* start Information supplied *
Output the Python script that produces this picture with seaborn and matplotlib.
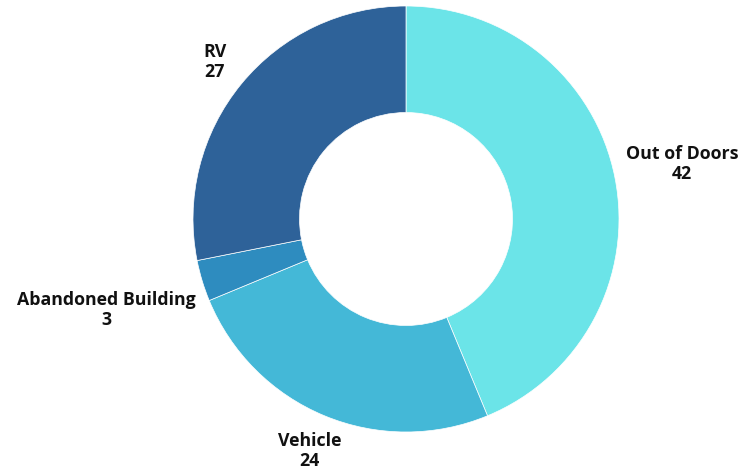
import numpy as np
import matplotlib
matplotlib.use("Agg")
import matplotlib.pyplot as plt
import seaborn as sns

sns.set_theme(style="white")
plt.rcParams['font.family'] = ['Open Sans', 'DejaVu Sans']

categories = ["Out of Doors", "Vehicle", "Abandoned Building", "RV"]
values = [42, 24, 3, 27]
colors = ["#6BE4E8", "#44B8D7", "#2E8CBF", "#2E6299"]
label_dist = [1.32, 1.18, 1.47, 1.16]

fig = plt.figure(figsize=(7.56, 4.69), dpi=100)
ax = fig.add_axes([0, 0, 1, 1])
wedges, _ = ax.pie(values, colors=colors, startangle=90, counterclock=False,
                   radius=1.0, wedgeprops=dict(width=0.5, edgecolor="white", linewidth=0.5))
ax.set_xlim(-406/213, (756-406)/213)
ax.set_ylim(-(469-219)/213, 219/213)
ax.set_aspect('auto')
ax.axis('off')

total = sum(values)
cum = 0
for cat, v, d in zip(categories, values, label_dist):
    mid = 90 - (cum + v/2) / total * 360
    cum += v
    th = np.deg2rad(mid)
    ax.text(d*np.cos(th), d*np.sin(th), f"{cat}\n{v}", ha="center", va="center",
            fontsize=12.8, fontweight="bold", color="#111111", linespacing=1.12)

fig.savefig("out.png", dpi=100)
* end Information supplied *
Write out the full listing verbatim, excluding its pictures.

[Final result]
Output the Python script that produces this picture with seaborn and matplotlib.
import numpy as np
import matplotlib
matplotlib.use("Agg")
import matplotlib.pyplot as plt
import seaborn as sns

sns.set_theme(style="white")
plt.rcParams['font.family'] = ['Open Sans', 'DejaVu Sans']

categories = ["Out of Doors", "Vehicle", "Abandoned Building", "RV"]
values = [42, 24, 3, 27]
colors = ["#6BE4E8", "#44B8D7", "#2E8CBF", "#2E6299"]
label_dist = [1.32, 1.18, 1.47, 1.16]

fig = plt.figure(figsize=(7.56, 4.69), dpi=100)
ax = fig.add_axes([0, 0, 1, 1])
wedges, _ = ax.pie(values, colors=colors, startangle=90, counterclock=False,
                   radius=1.0, wedgeprops=dict(width=0.5, edgecolor="white", linewidth=0.5))
ax.set_xlim(-406/213, (756-406)/213)
ax.set_ylim(-(469-219)/213, 219/213)
ax.set_aspect('auto')
ax.axis('off')

total = sum(values)
cum = 0
for cat, v, d in zip(categories, values, label_dist):
    mid = 90 - (cum + v/2) / total * 360
    cum += v
    th = np.deg2rad(mid)
    ax.text(d*np.cos(th), d*np.sin(th), f"{cat}\n{v}", ha="center", va="center",
            fontsize=12.8, fontweight="bold", color="#111111", linespacing=1.12)

fig.savefig("out.png", dpi=100)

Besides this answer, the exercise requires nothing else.